§ **AVAILABLE DATA**
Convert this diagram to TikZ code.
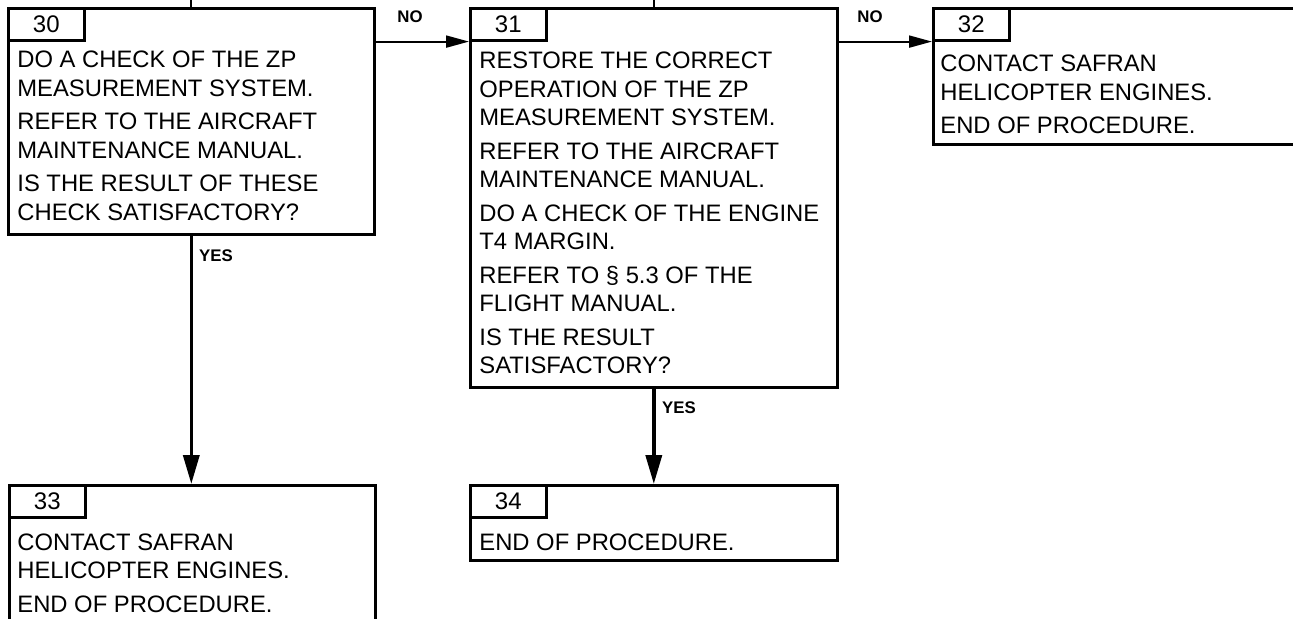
\documentclass[tikz,border=0pt]{standalone}
\usepackage{fontspec}
\setmainfont{Liberation Sans}
\usetikzlibrary{arrows.meta}

\begin{document}
\begin{tikzpicture}[x=0.5pt, y=-0.5pt,
    box/.style={draw, line width=1.3pt, anchor=north west, inner sep=0pt},
    tab/.style={draw, line width=1.3pt, anchor=north west, inner sep=0pt,
        minimum width=38pt, minimum height=16pt, font=\fontsize{12}{14}\selectfont},
    txt/.style={anchor=base west, inner sep=0pt, font=\fontsize{11.9}{14.25}\selectfont},
    lbl/.style={anchor=base, inner sep=0pt, font=\fontsize{8.4}{10}\selectfont\bfseries},
    yesline/.style={line width=1.8pt, -{Triangle[length=14.5pt, width=8pt]}},
    noline/.style={line width=1pt, -{Triangle[length=11.5pt, width=6pt]}}]

\useasboundingbox (0,0) rectangle (1293,619);
\clip (0,0) rectangle (1293,619);

% Boxes with their step numbers
\foreach \n/\x/\y/\w/\h in {30/7/7/366/226, 31/469/7/367/379, 32/932/7/420/136,
                            33/8/484/366/160, 34/469/484/367/75} {
    \node[box, minimum width=\w*0.5pt, minimum height=\h*0.5pt] (b\n) at (\x,\y) {};
    \node[tab] (t\n) at (b\n.north west) {\n};
}

% Step texts
\node[txt] (s30) at (17,68) {\parbox[t]{180pt}{
    DO A CHECK OF THE ZP\\
    MEASUREMENT SYSTEM.\\[2.5pt]
    REFER TO THE AIRCRAFT\\
    MAINTENANCE MANUAL.\\[2.5pt]
    IS THE RESULT OF THESE\\
    CHECK SATISFACTORY?}};

\node[txt] (s31) at (479,69) {\parbox[t]{180pt}{
    RESTORE THE CORRECT\\
    OPERATION OF THE ZP\\
    MEASUREMENT SYSTEM.\\[2.5pt]
    REFER TO THE AIRCRAFT\\
    MAINTENANCE MANUAL.\\[2.5pt]
    DO A CHECK OF THE ENGINE\\
    T4 MARGIN.\\[2.5pt]
    REFER TO § 5.3 OF THE\\
    FLIGHT MANUAL.\\[2.5pt]
    IS THE RESULT\\
    SATISFACTORY?}};

\node[txt] (s32) at (940,72) {\parbox[t]{180pt}{
    CONTACT SAFRAN\\
    HELICOPTER ENGINES.\\[2.5pt]
    END OF PROCEDURE.}};

\node[txt] (s33) at (17,550) {\parbox[t]{180pt}{
    CONTACT SAFRAN\\
    HELICOPTER ENGINES.\\[2.5pt]
    END OF PROCEDURE.}};

\node[txt] (s34) at (479,550) {\parbox[t]{180pt}{
    END OF PROCEDURE.}};

% Incoming lines from above
\coordinate (top30) at ([yshift=5pt]b30.north);
\coordinate (top31) at ([yshift=5pt]b31.north);
\draw[line width=1pt] (top30) -- (b30.north);
\draw[line width=1pt] (top31) -- (b31.north);

% NO branches
\draw[noline] (b30.east |- t31.south west) -- (t31.south west);
\draw[noline] (b31.east |- t32.south west) -- (t32.south west);
\node[lbl] (no30) at (410,23) {NO};
\node[lbl] (no31) at (870,23) {NO};

% YES branches
\draw[yesline] (b30.south) -- (b30.south |- b33.north);
\draw[yesline] (b31.south) -- (b31.south |- b34.north);
\node[lbl] (yes30) at (216,262) {YES};
\node[lbl] (yes31) at (679,414) {YES};

\end{tikzpicture}
\end{document}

§ **TASK DESCRIPTION**
Exclude the images and reproduce the remaining data exactly.

§ **WRITTEN ANSWER**
Convert this diagram to TikZ code.
\documentclass[tikz,border=0pt]{standalone}
\usepackage{fontspec}
\setmainfont{Liberation Sans}
\usetikzlibrary{arrows.meta}

\begin{document}
\begin{tikzpicture}[x=0.5pt, y=-0.5pt,
    box/.style={draw, line width=1.3pt, anchor=north west, inner sep=0pt},
    tab/.style={draw, line width=1.3pt, anchor=north west, inner sep=0pt,
        minimum width=38pt, minimum height=16pt, font=\fontsize{12}{14}\selectfont},
    txt/.style={anchor=base west, inner sep=0pt, font=\fontsize{11.9}{14.25}\selectfont},
    lbl/.style={anchor=base, inner sep=0pt, font=\fontsize{8.4}{10}\selectfont\bfseries},
    yesline/.style={line width=1.8pt, -{Triangle[length=14.5pt, width=8pt]}},
    noline/.style={line width=1pt, -{Triangle[length=11.5pt, width=6pt]}}]

\useasboundingbox (0,0) rectangle (1293,619);
\clip (0,0) rectangle (1293,619);

% Boxes with their step numbers
\foreach \n/\x/\y/\w/\h in {30/7/7/366/226, 31/469/7/367/379, 32/932/7/420/136,
                            33/8/484/366/160, 34/469/484/367/75} {
    \node[box, minimum width=\w*0.5pt, minimum height=\h*0.5pt] (b\n) at (\x,\y) {};
    \node[tab] (t\n) at (b\n.north west) {\n};
}

% Step texts
\node[txt] (s30) at (17,68) {\parbox[t]{180pt}{
    DO A CHECK OF THE ZP\\
    MEASUREMENT SYSTEM.\\[2.5pt]
    REFER TO THE AIRCRAFT\\
    MAINTENANCE MANUAL.\\[2.5pt]
    IS THE RESULT OF THESE\\
    CHECK SATISFACTORY?}};

\node[txt] (s31) at (479,69) {\parbox[t]{180pt}{
    RESTORE THE CORRECT\\
    OPERATION OF THE ZP\\
    MEASUREMENT SYSTEM.\\[2.5pt]
    REFER TO THE AIRCRAFT\\
    MAINTENANCE MANUAL.\\[2.5pt]
    DO A CHECK OF THE ENGINE\\
    T4 MARGIN.\\[2.5pt]
    REFER TO § 5.3 OF THE\\
    FLIGHT MANUAL.\\[2.5pt]
    IS THE RESULT\\
    SATISFACTORY?}};

\node[txt] (s32) at (940,72) {\parbox[t]{180pt}{
    CONTACT SAFRAN\\
    HELICOPTER ENGINES.\\[2.5pt]
    END OF PROCEDURE.}};

\node[txt] (s33) at (17,550) {\parbox[t]{180pt}{
    CONTACT SAFRAN\\
    HELICOPTER ENGINES.\\[2.5pt]
    END OF PROCEDURE.}};

\node[txt] (s34) at (479,550) {\parbox[t]{180pt}{
    END OF PROCEDURE.}};

% Incoming lines from above
\coordinate (top30) at ([yshift=5pt]b30.north);
\coordinate (top31) at ([yshift=5pt]b31.north);
\draw[line width=1pt] (top30) -- (b30.north);
\draw[line width=1pt] (top31) -- (b31.north);

% NO branches
\draw[noline] (b30.east |- t31.south west) -- (t31.south west);
\draw[noline] (b31.east |- t32.south west) -- (t32.south west);
\node[lbl] (no30) at (410,23) {NO};
\node[lbl] (no31) at (870,23) {NO};

% YES branches
\draw[yesline] (b30.south) -- (b30.south |- b33.north);
\draw[yesline] (b31.south) -- (b31.south |- b34.north);
\node[lbl] (yes30) at (216,262) {YES};
\node[lbl] (yes31) at (679,414) {YES};

\end{tikzpicture}
\end{document}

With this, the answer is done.